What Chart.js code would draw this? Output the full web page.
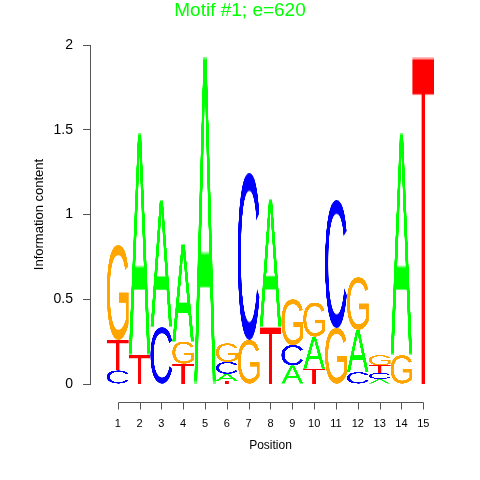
<!DOCTYPE html>
<html>
<head>
<meta charset="utf-8">
<script src="https://cdn.jsdelivr.net/npm/chart.js@4"></script>
<style>
  body { margin: 0; background: #fff; }
  #wrap { width: 480px; height: 480px; }
</style>
</head>
<body>
<div id="wrap"><canvas id="canvas" width="480" height="480"></canvas></div>
<script>
// information content of each letter at each position
const positions = [1, 2, 3, 4, 5, 6, 7, 8, 9, 10, 11, 12, 13, 14, 15];
const letterA = [0, 1.31, 0.75, 0.575, 1.93, 0.04, 0, 0.755, 0.11, 0.19, 0, 0.25, 0.03, 1.31, 0];
const letterC = [0.08, 0, 0.335, 0, 0, 0.07, 0.985, 0, 0.12, 0, 0.755, 0.07, 0.035, 0, 0];
const letterG = [0.56, 0, 0, 0.13, 0, 0.11, 0.26, 0, 0.27, 0.2, 0.33, 0.31, 0.06, 0.17, 0];
const letterT = [0.18, 0.17, 0, 0.12, 0, 0.02, 0, 0.335, 0, 0.09, 0, 0, 0.045, 0, 1.93];
const xTicks = [1, 2, 3, 4, 5, 6, 7, 8, 9, 10, 11, 12, 13, 14, 15];
const yTicks = [0, 0.5, 1, 1.5, 2];

const letters = ['A', 'C', 'G', 'T'];
const heights = { A: letterA, C: letterC, G: letterG, T: letterT };
const colors = { A: '#00FF00', C: '#0000FF', G: '#FFA500', T: '#FF0000' };

Chart.defaults.font.family = '"Liberation Sans", Arial, sans-serif';

// stack letters per position: smallest at the bottom
const ranges = { A: [], C: [], G: [], T: [] };
positions.forEach((p, i) => {
  const order = letters.slice().sort((a, b) => heights[a][i] - heights[b][i]);
  let base = 0;
  order.forEach((l) => {
    const h = heights[l][i];
    if (h > 0) ranges[l].push({ x: p, y: [base, base + h] });
    base += h;
  });
});

const glyphs = {};
function glyph(letter) {
  if (glyphs[letter]) return glyphs[letter];
  const c = document.createElement('canvas');
  const g = c.getContext('2d');
  const font = '200px "Liberation Sans", Arial, sans-serif';
  g.font = font;
  const m = g.measureText(letter);
  c.width = Math.ceil(m.actualBoundingBoxLeft + m.actualBoundingBoxRight);
  c.height = Math.ceil(m.actualBoundingBoxAscent + m.actualBoundingBoxDescent);
  g.font = font;
  g.fillStyle = colors[letter];
  g.fillText(letter, m.actualBoundingBoxLeft, m.actualBoundingBoxAscent);
  glyphs[letter] = c;
  return c;
}

const logoPlugin = {
  id: 'logo',
  afterDatasetsDraw(chart) {
    const ctx = chart.ctx;
    chart.data.datasets.forEach((ds, di) => {
      const meta = chart.getDatasetMeta(di);
      meta.data.forEach((bar) => {
        const { x, y, base, width } = bar.getProps(['x', 'y', 'base', 'width'], true);
        const top = Math.min(y, base);
        const h = Math.abs(base - y);
        if (h < 0.5) return;
        ctx.drawImage(glyph(ds.label), x - width / 2, top, width, h);
      });
    });
  },
  afterDraw(chart) {
    // R style x axis, set below the plot
    const xs = chart.scales.x;
    const ctx = chart.ctx;
    const y0 = Math.round(chart.chartArea.bottom + 18) + 0.5;
    ctx.save();
    ctx.strokeStyle = '#555';
    ctx.lineWidth = 1;
    ctx.beginPath();
    ctx.moveTo(Math.round(xs.getPixelForValue(xTicks[0])) + 0.5, y0);
    ctx.lineTo(Math.round(xs.getPixelForValue(xTicks[xTicks.length - 1])) + 0.5, y0);
    xTicks.forEach((v) => {
      const px = Math.round(xs.getPixelForValue(v)) + 0.5;
      ctx.moveTo(px, y0);
      ctx.lineTo(px, y0 + 7);
    });
    ctx.stroke();
    ctx.restore();
  },
};

const config = {
  type: 'bar',
  data: {
    datasets: letters.map((l) => ({
      label: l,
      data: ranges[l],
      backgroundColor: 'rgba(0,0,0,0)',
      borderWidth: 0,
      grouped: false,
      barPercentage: 1,
      categoryPercentage: 1,
    })),
  },
  options: {
    responsive: false,
    animation: false,
    layout: { padding: 0 },
    plugins: {
      legend: { display: false },
      tooltip: { enabled: false },
      title: {
        display: true,
        text: 'Motif #1; e=620',
        color: '#00FF00',
        font: { size: 19, weight: 'normal', lineHeight: 0.9 },
        padding: { top: 2, bottom: 25.9 },
      },
    },
    scales: {
      x: {
        type: 'linear',
        min: -0.269,
        max: 16.27,
        offset: false,
        grid: { display: false, drawTicks: false },
        border: { display: false },
        afterBuildTicks: (s) => {
          s.ticks = xTicks.map((v) => ({ value: v }));
        },
        ticks: {
          padding: 33,
          autoSkip: false,
          maxRotation: 0,
          color: '#000',
          font: { size: 11 },
        },
        title: {
          display: true,
          text: 'Position',
          color: '#000',
          font: { size: 12 },
          padding: { top: 0, bottom: 27 },
        },
        afterFit: (s) => {
          s.height = 96;
        },
      },
      y: {
        min: 0,
        max: 2,
        afterBuildTicks: (s) => {
          s.ticks = yTicks.map((v) => ({ value: v }));
        },
        grid: {
          display: true,
          drawOnChartArea: false,
          drawTicks: true,
          tickLength: 7,
          color: '#555',
        },
        border: { display: true, color: '#555' },
        ticks: {
          padding: 10,
          color: '#000',
          font: { size: 14 },
          callback: (v) => String(v),
        },
        title: {
          display: true,
          text: 'Information content',
          color: '#000',
          font: { size: 13 },
          padding: { top: 32, bottom: 0 },
        },
        afterFit: (s) => {
          s.width = 90;
        },
      },
      // empty right margin, keeps the plot title centred on the page
      yRight: {
        position: 'right',
        min: 0,
        max: 2,
        grid: { display: false },
        border: { display: false },
        ticks: { display: false },
        afterFit: (s) => {
          s.width = 29;
        },
      },
    },
  },
  plugins: [logoPlugin],
};

const ctx = document.getElementById('canvas').getContext('2d');
window.myLogo = new Chart(ctx, config);
</script>
</body>
</html>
══════════════════════════════
§ **What to produce**: Using the listing above, pull out all lines that hold the word "page".

§ **Written answer**:
What Chart.js code would draw this? Output the full web page.
      // empty right margin, keeps the plot title centred on the page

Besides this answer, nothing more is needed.